One sees that the modern gardener, with his augmented list of specimen-plants of varied foliage, is far more apt to err in the direction of sensationalism than the gardener of old days who was exempt from many of our temptations. Add to this power of attaining sweetness and intricacy the artist's prone aspirations to work up to his lights and opportunities, and we have temptation which is seductiveness itself!

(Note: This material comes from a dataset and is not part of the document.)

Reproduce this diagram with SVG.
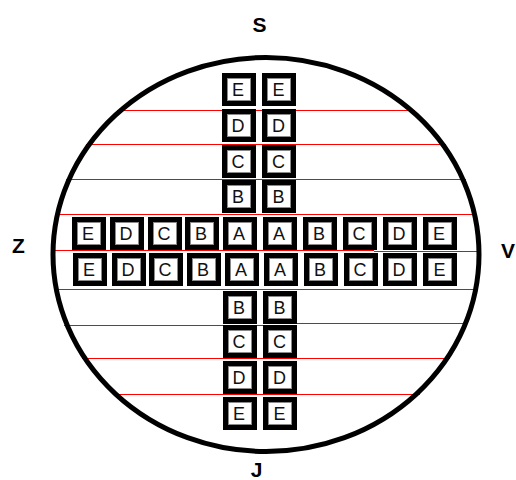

The garden at Highnam Court, dear to me for its signs and memories of my late accomplished friend, Mr T. Gambier Parry, is the perfectest modern garden I have ever seen. But here, if there be a fault, it is that Art has been allowed to blossom too profusely. The attention of the visitor is never allowed to drop, but is ever kept on the stretch. You are throughout too much led by the master's cunning hand. Every known bit of garden-artifice, every white lie of Art, every known variety of choice tree or shrub, or trick of garden-arrangement is set forth there. But somehow each thing strikes you as a little vainglorious—too sensible of its own importance. We go about in a sort of pre-Raphaelite frame of mind, where each seemly and beauteous feature has so much to say for itself that, in the delightfulness of the details, we are apt to forget that it is the first business of any work of Art to be a unit. There is nothing of single specimen, or group of intermingled variety, or adroit vista that we may miss and not be a loser; the only drawback is that we see what we are expected to see, what everyone else sees. Here is greenery of every hue; every metallic tint of silver, gold, copper, bronze is there; and old and new favourites take hands, and we feel that it is perfect; but the things blush in their conscious beauty—every prospect is best seen "there!" England has few such beautiful gardens as Highnam, and it has all the pathos of the touch of "a vanished hand," and ideals that have wider range now.